At the police station, the Muslim teen was interrogated by four police officers.

“Yup. That’s who I thought it was,” one of the officers, who Mohamed had never seen before told him.

“I tried making a phone call to my father. They said, ‘you’re in the middle of an interrogation, you can’t have a phone call,’” Mohamed told NBC.

“I really don’t think it’s fair because I brought something to school that wasn’t a threat to anyone. I didn’t do anything wrong. I just showed my teachers something and I end up being arrested later that day.”

Commenting on the case, police spokesman James McLellan said that they have no reason to think Mohamed’s homemade clock was “dangerous”.

“We have no information that he claimed it was a bomb,” McLellan said.

“He kept maintaining it was a clock, but there was no broader explanation.”

September 11

The student’s father, who encouraged him to demonstrate his gift for technology, said that he was shocked by incident that came a week after the 14th anniversary of 9/11 deadly attacks.

“He just wants to invent good things for mankind,” said Ahmed’s father, Mohamed Elhassan Mohamed, who immigrated from Sudan and occasionally returns there to run for president.

“But because his name is Mohamed and because of Sept. 11, I think my son got mistreated.”

Condemning the discrimination against the Muslim student, the Council on American-Islamic Relations (CAIR) said that it will be investigating the issue.

“This all raises a red flag for us: how Irving’s government entities are operating in the current climate,” said Alia Salem, who directs the council’s North Texas chapter and has spoken to lawyers about Ahmed’s arrest.

“We’re still investigating,” she said, “but it seems pretty egregious.”

The arrest and the suspension of the Muslim student have sparked anger among social media users who lamented injustice and discrimination.

“I bet they wouldn’t have arrested the student if he was a different race/religion… it was really his name that made it a crime, though,” one Facebook user wrote.

Another said: “I couldn’t believe a teacher would be so stupid to do that to a child and shame his life like that in front of millions of ppl shame on the teacher. Racism needs to stop.”

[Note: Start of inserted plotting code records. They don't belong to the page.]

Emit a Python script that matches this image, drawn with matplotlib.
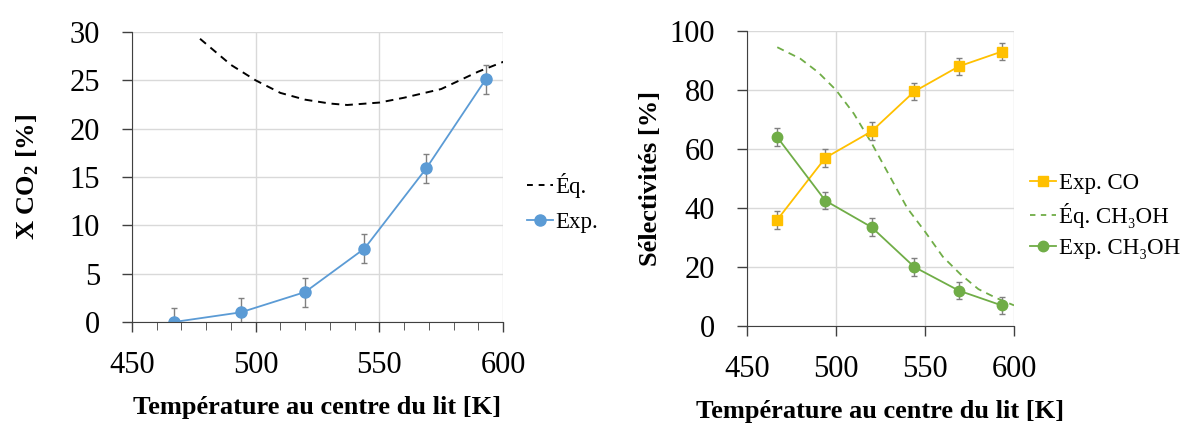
import numpy as np
import matplotlib.pyplot as plt
from matplotlib.lines import Line2D
from matplotlib.ticker import MultipleLocator

# left panel: CO2 conversion
t_exp = [467, 494, 520, 544, 569, 593]
x_co2 = [0.0, 1.0, 3.1, 7.6, 15.9, 25.1]
x_co2_err = [1.5, 1.5, 1.5, 1.5, 1.5, 1.5]

t_eq = [477.5, 490, 500, 510, 520, 530, 537, 550, 560, 575, 590, 601]
x_eq = [29.3, 26.6, 25.0, 23.7, 23.0, 22.6, 22.45, 22.7, 23.2, 24.1, 25.9, 27.0]

# right panel: selectivities
s_co = [36, 57, 66, 79.5, 88, 93]
s_meoh = [64, 42.5, 33.5, 20, 12, 7]
s_err = [3, 3, 3, 3, 3, 3]

t_eq_s = [467, 480, 490, 500, 510, 520, 530, 540, 550, 560, 570, 580, 590, 600]
s_eq_meoh = [94.5, 90.6, 86, 80, 72, 62, 51, 40, 32, 23.5, 17.5, 12.5, 9.5, 7]

plt.rcParams['font.family'] = ['Liberation Serif', 'DejaVu Serif']
plt.rcParams['mathtext.fontset'] = 'custom'
plt.rcParams['mathtext.rm'] = 'Liberation Serif'
plt.rcParams['mathtext.bf'] = 'Liberation Serif:bold'
grid_c = '#d9d9d9'
blue = '#5B9BD5'
gold = '#FFC000'
green = '#70AD47'
tick_c = '#404040'

W, H = 1186, 423
fig = plt.figure(figsize=(W / 100, H / 100), dpi=100)

def style(ax):
    for s in ['top', 'right']:
        ax.spines[s].set_visible(False)
    ax.spines['left'].set_color(tick_c)
    ax.spines['bottom'].set_color(tick_c)
    ax.grid(True, color=grid_c, lw=1)
    ax.set_axisbelow(True)
    ax.tick_params(labelsize=22, length=7, width=1, color=tick_c)
    ax.tick_params(axis='y', pad=16)
    ax.tick_params(axis='x', pad=14)

leg_kw = dict(frameon=False, fontsize=16.5, handlelength=1.15, handletextpad=0.1,
              borderpad=0, borderaxespad=0)

# ---------- left
ax1 = fig.add_axes([132 / W, (H - 322) / H, (503 - 132) / W, 290 / H])
style(ax1)
ax1.plot(t_eq, x_eq, color='black', lw=1.4, dashes=(4, 3))
ax1.errorbar(t_exp, x_co2, yerr=x_co2_err, color=blue, marker='o', ms=8,
             lw=1.3, ecolor='#808080', elinewidth=1, capsize=2.5)
ax1.set_xlim(450, 600)
ax1.set_ylim(0, 30)
ax1.set_xticks([450, 500, 550, 600])
ax1.xaxis.set_minor_locator(MultipleLocator(10))
ax1.tick_params(axis='x', which='minor', length=6, color=tick_c)
ax1.set_yticks([0, 5, 10, 15, 20, 25, 30])
ax1.set_xlabel('Température au centre du lit [K]', fontsize=19, fontweight='bold')
ax1.set_ylabel('X CO$_\\mathbf{2}$ [%]', fontsize=19, fontweight='bold')
ax1.xaxis.set_label_coords(0.5, -0.255)
ax1.yaxis.set_label_coords(-0.245, 0.5)
h1 = [Line2D([], [], color='black', lw=1.4, dashes=(3, 3)),
      Line2D([], [], color=blue, lw=1.3, marker='o', ms=8)]
ax1.legend(h1, ['Éq.', 'Exp.'], loc='center left', bbox_to_anchor=(1.065, 0.41),
           labelspacing=0.6, **leg_kw)

# ---------- right
ax2 = fig.add_axes([747 / W, (H - 326) / H, (1014 - 747) / W, 295 / H])
style(ax2)
ax2.errorbar(t_exp, s_co, yerr=s_err, color=gold, marker='s', ms=6.5,
             lw=1.3, ecolor='#808080', elinewidth=1, capsize=2.5)
ax2.plot(t_eq_s, s_eq_meoh, color=green, lw=1.3, dashes=(4, 3))
ax2.errorbar(t_exp, s_meoh, yerr=s_err, color=green, marker='o', ms=7.5,
             lw=1.3, ecolor='#808080', elinewidth=1, capsize=2.5)
ax2.set_xlim(450, 600)
ax2.set_ylim(0, 100)
ax2.set_xticks([450, 500, 550, 600])
ax2.set_yticks([0, 20, 40, 60, 80, 100])
ax2.set_xlabel('Température au centre du lit [K]', fontsize=19, fontweight='bold')
ax2.set_ylabel('Sélectivités [%]', fontsize=19, fontweight='bold')
ax2.xaxis.set_label_coords(0.5, -0.25)
ax2.yaxis.set_label_coords(-0.32, 0.5)
h2 = [Line2D([], [], color=gold, lw=1.3, marker='s', ms=6.5),
      Line2D([], [], color=green, lw=1.3, dashes=(3, 3)),
      Line2D([], [], color=green, lw=1.3, marker='o', ms=7.5)]
ax2.legend(h2, ['Exp. CO', 'Éq. CH₃OH', 'Exp. CH₃OH'], loc='center left',
           bbox_to_anchor=(1.06, 0.373), labelspacing=0.42, **leg_kw)

fig.savefig('out.png', dpi=100)
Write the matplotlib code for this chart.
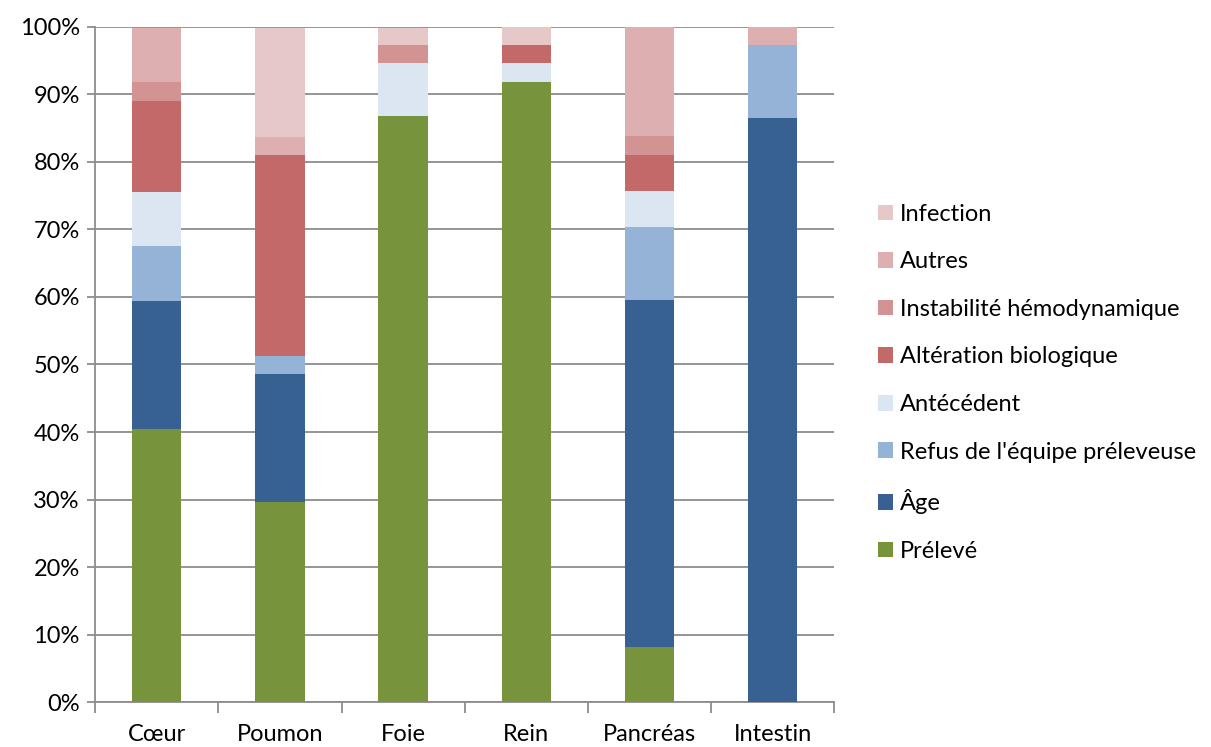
import numpy as np
import matplotlib.pyplot as plt
from matplotlib.ticker import PercentFormatter

plt.rcParams['font.family'] = ['Lato', 'DejaVu Sans']

organes = ['Cœur', 'Poumon', 'Foie', 'Rein', 'Pancréas', 'Intestin']

# parts en %, de bas en haut
preleve = [40.5, 29.7, 86.8, 91.9, 8.1, 0.0]
age = [18.9, 18.9, 0.0, 0.0, 51.4, 86.5]
refus = [8.1, 2.7, 0.0, 0.0, 10.8, 10.8]
antecedent = [8.1, 0.0, 7.9, 2.7, 5.4, 0.0]
alteration = [13.5, 29.7, 0.0, 2.7, 5.4, 0.0]
instabilite = [2.7, 0.0, 2.6, 0.0, 2.7, 0.0]
autres = [8.1, 2.7, 0.0, 0.0, 16.2, 2.7]
infection = [0.0, 16.2, 2.6, 2.7, 0.0, 0.0]

series = [
    ('Prélevé', preleve, '#77933c'),
    ('Âge', age, '#366192'),
    ("Refus de l'équipe préleveuse", refus, '#95b3d7'),
    ('Antécédent', antecedent, '#dce6f2'),
    ('Altération biologique', alteration, '#c4696a'),
    ('Instabilité hémodynamique', instabilite, '#d39393'),
    ('Autres', autres, '#ddafb0'),
    ('Infection', infection, '#e6c8c9'),
]

fig = plt.figure(figsize=(12.11, 7.47), dpi=100)
ax = fig.add_axes([0.0785, 0.0602, 0.6105, 0.9037])

x = np.arange(len(organes))
bottom = np.zeros(len(organes))
handles = []
for name, vals, color in series:
    vals = np.array(vals)
    h = ax.bar(x, vals, 0.4, bottom=bottom, color=color, label=name, zorder=3)
    handles.append(h)
    bottom += vals

ax.set_xlim(-0.5, 5.5)
ax.set_ylim(0, 100)
ax.set_yticks(np.arange(0, 101, 10))
ax.yaxis.set_major_formatter(PercentFormatter(decimals=0))
ax.grid(axis='y', color='#8c8c8c', linewidth=1.3, zorder=0)

ax.set_xticks(x)
ax.set_xticklabels(organes)
ax.set_xticks(np.arange(-0.5, 6, 1), minor=True)
ax.tick_params(axis='x', which='major', length=0, pad=16, labelsize=17)
ax.tick_params(axis='x', which='minor', length=8, color='#8c8c8c', width=1.3)
ax.tick_params(axis='y', length=6, color='#8c8c8c', width=1.3, labelsize=17, pad=5)

for side in ['top', 'right']:
    ax.spines[side].set_visible(False)
for side in ['left', 'bottom']:
    ax.spines[side].set_color('#8c8c8c')
    ax.spines[side].set_linewidth(1.3)

ax.legend(handles[::-1], [s[0] for s in series][::-1], loc='center left',
          bbox_to_anchor=(1.03, 0.473), frameon=False, fontsize=17,
          handlelength=0.65, handleheight=0.65, handletextpad=0.3,
          labelspacing=1.125)

fig.savefig('out.png', dpi=100)
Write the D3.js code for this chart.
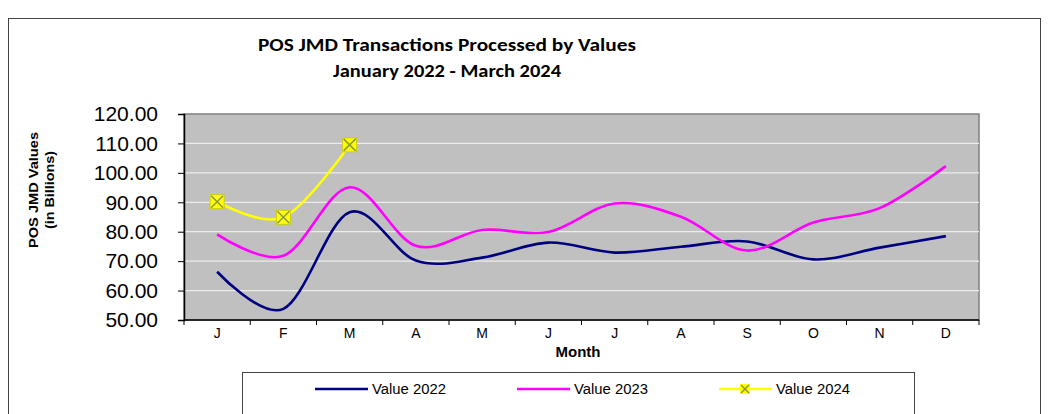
<!DOCTYPE html>
<html>
<head>
<meta charset="utf-8">
<script src="https://cdn.jsdelivr.net/npm/d3@7"></script>
<style>
  body { margin: 0; background: #fff; }
  svg { display: block; font-family: "Liberation Sans", Arial, sans-serif; }
</style>
</head>
<body>
<svg id="chart" width="1052" height="414"></svg>
<script>
// data
var months = ["J", "F", "M", "A", "M", "J", "J", "A", "S", "O", "N", "D"];
var yTicks = [50, 60, 70, 80, 90, 100, 110, 120];
var value2022 = [66.4, 53.8, 86.6, 70.2, 71.2, 76.3, 72.9, 74.9, 76.7, 70.6, 74.6, 78.5];
var value2023 = [79.1, 71.8, 95.1, 75.2, 80.6, 79.9, 89.6, 85.1, 73.6, 83.1, 88.0, 102.3];
var value2024 = [90.2, 84.9, 109.5];

var series = [
    {name: "Value 2022", values: value2022, color: "#000080"},
    {name: "Value 2023", values: value2023, color: "#ff00ff"},
    {name: "Value 2024", values: value2024, color: "#ffff00", marker: true}
];

var svg = d3.select("#chart");
var plot = {left: 184, right: 979, top: 114, bottom: 320};

// outer frame
svg.append("rect")
    .attr("x", 8.5).attr("y", 18.5)
    .attr("width", 1032).attr("height", 420)
    .attr("fill", "none").attr("stroke", "#444").attr("stroke-width", 1);

// title
var title = svg.append("g")
    .attr("font-family", "Carlito, 'Liberation Sans Narrow', 'Liberation Sans', sans-serif")
    .attr("font-weight", "bold")
    .attr("font-size", 17)
    .attr("text-anchor", "middle")
    .attr("fill", "#000");
title.append("text").attr("x", 447).attr("y", 51)
    .attr("textLength", 378).attr("lengthAdjust", "spacingAndGlyphs")
    .text("POS JMD Transactions Processed by Values");
title.append("text").attr("x", 447).attr("y", 77)
    .attr("textLength", 228).attr("lengthAdjust", "spacingAndGlyphs")
    .text("January 2022 - March 2024");

var x = d3.scaleBand()
    .domain(d3.range(months.length))
    .range([plot.left, plot.right]);

var y = d3.scaleLinear()
    .domain([50, 120])
    .range([plot.bottom, plot.top]);

// plot area
svg.append("rect")
    .attr("x", plot.left).attr("y", plot.top)
    .attr("width", plot.right - plot.left).attr("height", plot.bottom - plot.top)
    .attr("fill", "#c0c0c0")
    .attr("stroke", "#808080").attr("stroke-width", 1.5);

// grid
svg.append("g")
    .selectAll("line")
    .data(yTicks.slice(1, -1))
    .enter().append("line")
    .attr("x1", plot.left).attr("x2", plot.right)
    .attr("y1", function(d) { return y(d); })
    .attr("y2", function(d) { return y(d); })
    .attr("stroke", "#ececec").attr("stroke-width", 1.2);

// y axis
var yAxis = svg.append("g")
    .attr("transform", "translate(" + plot.left + ",0)")
    .call(d3.axisLeft(y).tickValues(yTicks).tickFormat(d3.format(".2f")).tickSize(6).tickPadding(20));
yAxis.select(".domain").attr("stroke", "#000").attr("stroke-width", 1.5);
yAxis.selectAll(".tick line").attr("stroke", "#000");
yAxis.selectAll("text")
    .attr("font-size", 21)
    .attr("font-family", "'Liberation Sans', Arial, sans-serif")
    .attr("fill", "#000");

// x axis: ticks at band boundaries
var xAxis = svg.append("g").attr("transform", "translate(0," + plot.bottom + ")");
xAxis.append("line")
    .attr("x1", plot.left).attr("x2", plot.right)
    .attr("stroke", "#000").attr("stroke-width", 1.5);
xAxis.selectAll(".xt")
    .data(d3.range(months.length + 1))
    .enter().append("line")
    .attr("class", "xt")
    .attr("x1", function(i) { return plot.left + i * x.step(); })
    .attr("x2", function(i) { return plot.left + i * x.step(); })
    .attr("y1", 0).attr("y2", 5)
    .attr("stroke", "#000");
xAxis.selectAll("text")
    .data(months)
    .enter().append("text")
    .attr("x", function(d, i) { return x(i) + x.bandwidth() / 2; })
    .attr("y", 18)
    .attr("text-anchor", "middle")
    .attr("font-size", 14)
    .text(function(d) { return d; });

svg.append("text")
    .attr("x", 578).attr("y", 357)
    .attr("text-anchor", "middle")
    .attr("font-size", 15).attr("font-weight", "bold")
    .text("Month");

// y title
var yt = svg.append("g")
    .attr("transform", "translate(38,190) rotate(-90)")
    .attr("text-anchor", "middle")
    .attr("font-size", 13.5).attr("font-weight", "bold");
yt.append("text").attr("x", 0).attr("y", 0)
    .attr("textLength", 116).attr("lengthAdjust", "spacingAndGlyphs")
    .text("POS JMD Values");
yt.append("text").attr("x", 0).attr("y", 16)
    .attr("textLength", 78).attr("lengthAdjust", "spacingAndGlyphs")
    .text("(in Billions)");

// lines
var line = d3.line()
    .x(function(d, i) { return x(i) + x.bandwidth() / 2; })
    .y(function(d) { return y(d); })
    .curve(d3.curveCardinal.tension(0));

series.forEach(function(s) {
    svg.append("path")
        .datum(s.values)
        .attr("d", line)
        .attr("fill", "none")
        .attr("stroke", s.color)
        .attr("stroke-width", 2.6);
});

function drawMarker(g, cx, cy) {
    g.append("rect")
        .attr("x", cx - 7).attr("y", cy - 7)
        .attr("width", 14).attr("height", 14)
        .attr("fill", "#ffff00").attr("stroke", "#c8c800").attr("stroke-width", 0.8);
    g.append("path")
        .attr("d", "M" + (cx - 6) + "," + (cy - 6) + "L" + (cx + 6) + "," + (cy + 6) +
                   "M" + (cx + 6) + "," + (cy - 6) + "L" + (cx - 6) + "," + (cy + 6))
        .attr("stroke", "#8a9a3c").attr("stroke-width", 1.5);
}

var mk = svg.append("g");
value2024.forEach(function(v, i) {
    drawMarker(mk, x(i) + x.bandwidth() / 2, y(v));
});

// legend
svg.append("rect")
    .attr("x", 242.5).attr("y", 372.5)
    .attr("width", 672).attr("height", 48)
    .attr("fill", "#fff").attr("stroke", "#444");

var legendX = [315, 517, 719];
var lg = svg.append("g")
    .selectAll("g")
    .data(series)
    .enter().append("g")
    .attr("transform", function(d, i) { return "translate(" + legendX[i] + ",389)"; });
lg.append("line")
    .attr("x1", 0).attr("x2", 53)
    .attr("stroke", function(d) { return d.color; })
    .attr("stroke-width", 2.6);
lg.append("text")
    .attr("x", 57).attr("y", 0).attr("dy", "0.35em")
    .attr("font-size", 14)
    .attr("textLength", 74).attr("lengthAdjust", "spacingAndGlyphs")
    .text(function(d) { return d.name; });
lg.filter(function(d) { return d.marker; }).each(function() {
    var g = d3.select(this);
    g.append("rect").attr("x", 21).attr("y", -5).attr("width", 10).attr("height", 10)
        .attr("fill", "#ffff00");
    g.append("path").attr("d", "M22,-4L30,4M30,-4L22,4")
        .attr("stroke", "#8a9a3c").attr("stroke-width", 1.5);
});
</script>
</body>
</html>
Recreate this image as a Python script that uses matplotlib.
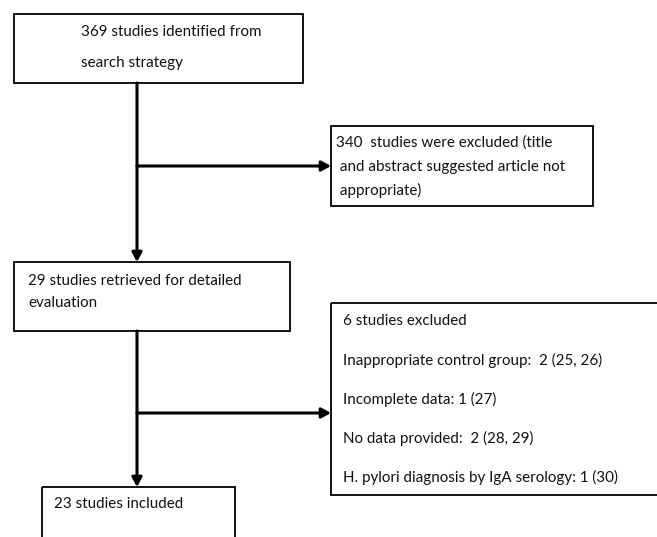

A hashtag, #IStandWithAhmed, was also launched to show solidarity with the Islamophobia victim.

“Stay strong little brother.  you are a genius and we all support your incredible passion for innovation + technology,” a Twitter user wrote.

Suspended for three days from his school, Mohamed vowed never to take an invention to school again.

“They thought, ‘How could someone like this build something like this unless it’s a threat?’ he said.

US Muslims, estimated at between seven to eight million, have been sensing hostility since 9/11 attacks.

Anti-Muslim sentiments have reached an all-time high after the rise of the so-called Islamic State, formerly known as Islamic State in Iraq and the Levant (ISIL).

Facing growing attacks on Muslims, CAIR has launched a new website, Islamophobia.org, to monitor and challenge the growing anti-Muslim bigotry.